_Goal of the exercise_: No images are to be carried over; print all other material exactly as it stands.

_Data section_:
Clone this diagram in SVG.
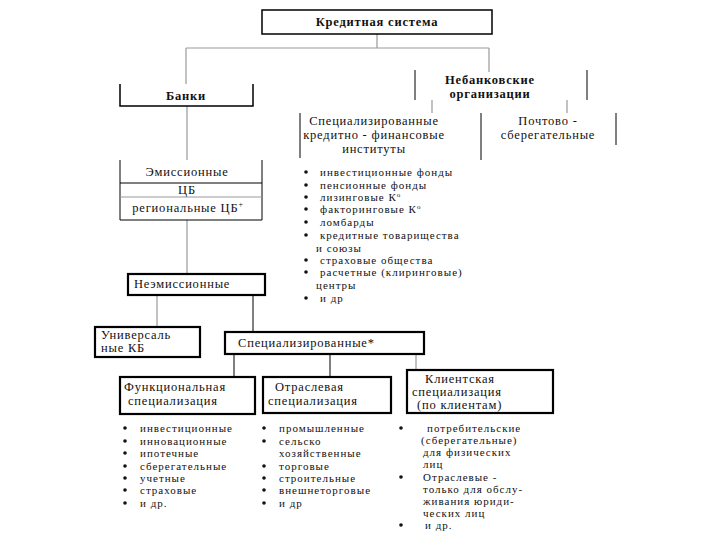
<svg xmlns="http://www.w3.org/2000/svg" width="720" height="540" viewBox="0 0 720 540" font-family="'Liberation Serif','DejaVu Serif',serif">
<style>
text{font-family:"Liberation Serif","DejaVu Serif",serif;font-size:12.5px;letter-spacing:0.8px;fill:#111}
.b{font-weight:bold;font-size:12.5px;letter-spacing:0.8px}
.c{text-anchor:middle}
.s{font-size:11px;letter-spacing:1px}
.box{fill:#fff;stroke:#000;stroke-width:1.5}
.tb{fill:#fff;stroke:#000;stroke-width:2.2}
.ln{stroke:#000;stroke-width:1;fill:none}
.gl{stroke:#999;stroke-width:1.2;fill:none}
.bul{fill:#111}
</style>
<rect width="720" height="540" fill="#fff"/>
<g id="connectors">
<path class="gl" d="M377 34V48M186 48H489M186 48V84M489 48V72"/>
<path class="gl" d="M432 100V113M567 100V113"/>
<path class="gl" d="M187 106V160M187 220V274"/>
<path class="gl" d="M157 296V326"/>
<path class="ln" d="M253 295V332"/>
<path class="ln" d="M234 354V377M330 354V377"/>
<path class="gl" d="M416 354V370"/>
</g>
<g id="kreditnaya">
<rect class="box" x="262" y="10" width="230" height="24"/>
<text class="b c" x="377" y="26">Кредитная система</text>
</g>
<g id="banki">
<path class="box" d="M120 84V106H253V84" fill="none"/>
<text class="b c" x="186" y="100">Банки</text>
</g>
<g id="nebank">
<path class="ln" d="M415 70V100M587 70V100"/>
<text class="b c" x="490" y="84">Небанковские</text>
<text class="b c" x="490" y="98">организации</text>
</g>
<g id="spec-kfi">
<path class="ln" d="M300 113V158"/>
<text class="c" x="374" y="125">Специализированные</text>
<text class="c" x="374" y="139">кредитно - финансовые</text>
<text class="c" x="374" y="153">институты</text>
</g>
<g id="pochtovo">
<path class="ln" d="M481 113V160M616 113V145"/>
<text class="c" x="548" y="125">Почтово -</text>
<text class="c" x="548" y="139">сберегательные</text>
</g>
<g id="emiss">
<path class="ln" d="M120 160V220H262V160M120 183H262"/>
<path class="gl" d="M120 197H262"/>
<text class="c" x="187" y="176">Эмиссионные</text>
<text class="c" x="187" y="194">ЦБ</text>
<text class="c" x="188" y="212">региональные ЦБ<tspan dy="-5" font-size="8">+</tspan></text>
</g>
<g id="list-kfi">
<g class="bul"><circle cx="306" cy="172" r="1.8"/><circle cx="306" cy="185" r="1.8"/><circle cx="306" cy="197" r="1.8"/><circle cx="306" cy="209" r="1.8"/><circle cx="306" cy="222" r="1.8"/><circle cx="306" cy="235" r="1.8"/><circle cx="306" cy="260" r="1.8"/><circle cx="306" cy="272" r="1.8"/><circle cx="306" cy="298" r="1.8"/></g>
<text class="s" x="320" y="176">инвестиционные фонды</text>
<text class="s" x="320" y="189">пенсионные фонды</text>
<text class="s" x="320" y="201">лизинговые К<tspan dy="-4" font-size="7">о</tspan></text>
<text class="s" x="320" y="213">факторинговые К<tspan dy="-4" font-size="7">о</tspan></text>
<text class="s" x="320" y="226">ломбарды</text>
<text class="s" x="320" y="239">кредитные товарищества</text>
<text class="s" x="316" y="252">и союзы</text>
<text class="s" x="320" y="264">страховые общества</text>
<text class="s" x="320" y="276">расчетные (клиринговые)</text>
<text class="s" x="316" y="289">центры</text>
<text class="s" x="320" y="302">и др</text>
</g>
<g id="neemiss">
<rect class="tb" x="128" y="274" width="137" height="21"/>
<text x="134" y="288">Неэмиссионные</text>
</g>
<g id="universal">
<rect class="tb" x="95" y="327" width="105" height="30"/>
<text x="101" y="339">Универсаль</text>
<text x="101" y="352">ные КБ</text>
</g>
<g id="spec">
<rect class="tb" x="225" y="332" width="199" height="22"/>
<text x="238" y="347">Специализированные*</text>
</g>
<g id="funk">
<rect class="tb" x="120" y="377" width="135" height="37"/>
<text x="124" y="391">Функциональная</text>
<text x="128" y="405">специализация</text>
</g>
<g id="otrasl">
<rect class="tb" x="263" y="377" width="128" height="36"/>
<text x="275" y="391">Отраслевая</text>
<text x="268" y="405">специализация</text>
</g>
<g id="klient">
<rect class="tb" x="407" y="370" width="146" height="43"/>
<text x="425" y="383">Клиентская</text>
<text x="412" y="396">специализация</text>
<text x="417" y="409">(по клиентам)</text>
</g>
<g id="list-funk">
<g class="bul"><circle cx="125" cy="428" r="1.8"/><circle cx="125" cy="441" r="1.8"/><circle cx="125" cy="453" r="1.8"/><circle cx="125" cy="466" r="1.8"/><circle cx="125" cy="478" r="1.8"/><circle cx="125" cy="490" r="1.8"/><circle cx="125" cy="503" r="1.8"/></g>
<text class="s" x="140" y="432">инвестиционные</text>
<text class="s" x="140" y="445">инновационные</text>
<text class="s" x="140" y="457">ипотечные</text>
<text class="s" x="140" y="470">сберегательные</text>
<text class="s" x="140" y="482">учетные</text>
<text class="s" x="140" y="494">страховые</text>
<text class="s" x="140" y="507">и др.</text>
</g>
<g id="list-otrasl">
<g class="bul"><circle cx="264" cy="428" r="1.8"/><circle cx="264" cy="441" r="1.8"/><circle cx="264" cy="466" r="1.8"/><circle cx="264" cy="478" r="1.8"/><circle cx="264" cy="490" r="1.8"/><circle cx="264" cy="503" r="1.8"/></g>
<text class="s" x="279" y="432">промышленные</text>
<text class="s" x="279" y="445">сельско</text>
<text class="s" x="279" y="457">хозяйственные</text>
<text class="s" x="279" y="470">торговые</text>
<text class="s" x="279" y="482">строительные</text>
<text class="s" x="279" y="494">внешнеторговые</text>
<text class="s" x="279" y="507">и др</text>
</g>
<g id="list-klient">
<g class="bul"><circle cx="401" cy="428" r="1.8"/><circle cx="401" cy="477" r="1.8"/><circle cx="401" cy="525" r="1.8"/></g>
<text class="s" x="427" y="432">потребительские</text>
<text class="s" x="421" y="444">(сберегательные)</text>
<text class="s" x="423" y="456">для физических</text>
<text class="s" x="423" y="468">лиц</text>
<text class="s" x="423" y="481">Отраслевые -</text>
<text class="s" x="423" y="493">только для обслу-</text>
<text class="s" x="423" y="505">живания юриди-</text>
<text class="s" x="423" y="517">ческих лиц</text>
<text class="s" x="425" y="529">и др.</text>
</g>
</svg>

_Completed task_:
Clone this diagram in SVG.
<svg xmlns="http://www.w3.org/2000/svg" width="720" height="540" viewBox="0 0 720 540" font-family="'Liberation Serif','DejaVu Serif',serif">
<style>
text{font-family:"Liberation Serif","DejaVu Serif",serif;font-size:12.5px;letter-spacing:0.8px;fill:#111}
.b{font-weight:bold;font-size:12.5px;letter-spacing:0.8px}
.c{text-anchor:middle}
.s{font-size:11px;letter-spacing:1px}
.box{fill:#fff;stroke:#000;stroke-width:1.5}
.tb{fill:#fff;stroke:#000;stroke-width:2.2}
.ln{stroke:#000;stroke-width:1;fill:none}
.gl{stroke:#999;stroke-width:1.2;fill:none}
.bul{fill:#111}
</style>
<rect width="720" height="540" fill="#fff"/>
<g id="connectors">
<path class="gl" d="M377 34V48M186 48H489M186 48V84M489 48V72"/>
<path class="gl" d="M432 100V113M567 100V113"/>
<path class="gl" d="M187 106V160M187 220V274"/>
<path class="gl" d="M157 296V326"/>
<path class="ln" d="M253 295V332"/>
<path class="ln" d="M234 354V377M330 354V377"/>
<path class="gl" d="M416 354V370"/>
</g>
<g id="kreditnaya">
<rect class="box" x="262" y="10" width="230" height="24"/>
<text class="b c" x="377" y="26">Кредитная система</text>
</g>
<g id="banki">
<path class="box" d="M120 84V106H253V84" fill="none"/>
<text class="b c" x="186" y="100">Банки</text>
</g>
<g id="nebank">
<path class="ln" d="M415 70V100M587 70V100"/>
<text class="b c" x="490" y="84">Небанковские</text>
<text class="b c" x="490" y="98">организации</text>
</g>
<g id="spec-kfi">
<path class="ln" d="M300 113V158"/>
<text class="c" x="374" y="125">Специализированные</text>
<text class="c" x="374" y="139">кредитно - финансовые</text>
<text class="c" x="374" y="153">институты</text>
</g>
<g id="pochtovo">
<path class="ln" d="M481 113V160M616 113V145"/>
<text class="c" x="548" y="125">Почтово -</text>
<text class="c" x="548" y="139">сберегательные</text>
</g>
<g id="emiss">
<path class="ln" d="M120 160V220H262V160M120 183H262"/>
<path class="gl" d="M120 197H262"/>
<text class="c" x="187" y="176">Эмиссионные</text>
<text class="c" x="187" y="194">ЦБ</text>
<text class="c" x="188" y="212">региональные ЦБ<tspan dy="-5" font-size="8">+</tspan></text>
</g>
<g id="list-kfi">
<g class="bul"><circle cx="306" cy="172" r="1.8"/><circle cx="306" cy="185" r="1.8"/><circle cx="306" cy="197" r="1.8"/><circle cx="306" cy="209" r="1.8"/><circle cx="306" cy="222" r="1.8"/><circle cx="306" cy="235" r="1.8"/><circle cx="306" cy="260" r="1.8"/><circle cx="306" cy="272" r="1.8"/><circle cx="306" cy="298" r="1.8"/></g>
<text class="s" x="320" y="176">инвестиционные фонды</text>
<text class="s" x="320" y="189">пенсионные фонды</text>
<text class="s" x="320" y="201">лизинговые К<tspan dy="-4" font-size="7">о</tspan></text>
<text class="s" x="320" y="213">факторинговые К<tspan dy="-4" font-size="7">о</tspan></text>
<text class="s" x="320" y="226">ломбарды</text>
<text class="s" x="320" y="239">кредитные товарищества</text>
<text class="s" x="316" y="252">и союзы</text>
<text class="s" x="320" y="264">страховые общества</text>
<text class="s" x="320" y="276">расчетные (клиринговые)</text>
<text class="s" x="316" y="289">центры</text>
<text class="s" x="320" y="302">и др</text>
</g>
<g id="neemiss">
<rect class="tb" x="128" y="274" width="137" height="21"/>
<text x="134" y="288">Неэмиссионные</text>
</g>
<g id="universal">
<rect class="tb" x="95" y="327" width="105" height="30"/>
<text x="101" y="339">Универсаль</text>
<text x="101" y="352">ные КБ</text>
</g>
<g id="spec">
<rect class="tb" x="225" y="332" width="199" height="22"/>
<text x="238" y="347">Специализированные*</text>
</g>
<g id="funk">
<rect class="tb" x="120" y="377" width="135" height="37"/>
<text x="124" y="391">Функциональная</text>
<text x="128" y="405">специализация</text>
</g>
<g id="otrasl">
<rect class="tb" x="263" y="377" width="128" height="36"/>
<text x="275" y="391">Отраслевая</text>
<text x="268" y="405">специализация</text>
</g>
<g id="klient">
<rect class="tb" x="407" y="370" width="146" height="43"/>
<text x="425" y="383">Клиентская</text>
<text x="412" y="396">специализация</text>
<text x="417" y="409">(по клиентам)</text>
</g>
<g id="list-funk">
<g class="bul"><circle cx="125" cy="428" r="1.8"/><circle cx="125" cy="441" r="1.8"/><circle cx="125" cy="453" r="1.8"/><circle cx="125" cy="466" r="1.8"/><circle cx="125" cy="478" r="1.8"/><circle cx="125" cy="490" r="1.8"/><circle cx="125" cy="503" r="1.8"/></g>
<text class="s" x="140" y="432">инвестиционные</text>
<text class="s" x="140" y="445">инновационные</text>
<text class="s" x="140" y="457">ипотечные</text>
<text class="s" x="140" y="470">сберегательные</text>
<text class="s" x="140" y="482">учетные</text>
<text class="s" x="140" y="494">страховые</text>
<text class="s" x="140" y="507">и др.</text>
</g>
<g id="list-otrasl">
<g class="bul"><circle cx="264" cy="428" r="1.8"/><circle cx="264" cy="441" r="1.8"/><circle cx="264" cy="466" r="1.8"/><circle cx="264" cy="478" r="1.8"/><circle cx="264" cy="490" r="1.8"/><circle cx="264" cy="503" r="1.8"/></g>
<text class="s" x="279" y="432">промышленные</text>
<text class="s" x="279" y="445">сельско</text>
<text class="s" x="279" y="457">хозяйственные</text>
<text class="s" x="279" y="470">торговые</text>
<text class="s" x="279" y="482">строительные</text>
<text class="s" x="279" y="494">внешнеторговые</text>
<text class="s" x="279" y="507">и др</text>
</g>
<g id="list-klient">
<g class="bul"><circle cx="401" cy="428" r="1.8"/><circle cx="401" cy="477" r="1.8"/><circle cx="401" cy="525" r="1.8"/></g>
<text class="s" x="427" y="432">потребительские</text>
<text class="s" x="421" y="444">(сберегательные)</text>
<text class="s" x="423" y="456">для физических</text>
<text class="s" x="423" y="468">лиц</text>
<text class="s" x="423" y="481">Отраслевые -</text>
<text class="s" x="423" y="493">только для обслу-</text>
<text class="s" x="423" y="505">живания юриди-</text>
<text class="s" x="423" y="517">ческих лиц</text>
<text class="s" x="425" y="529">и др.</text>
</g>
</svg>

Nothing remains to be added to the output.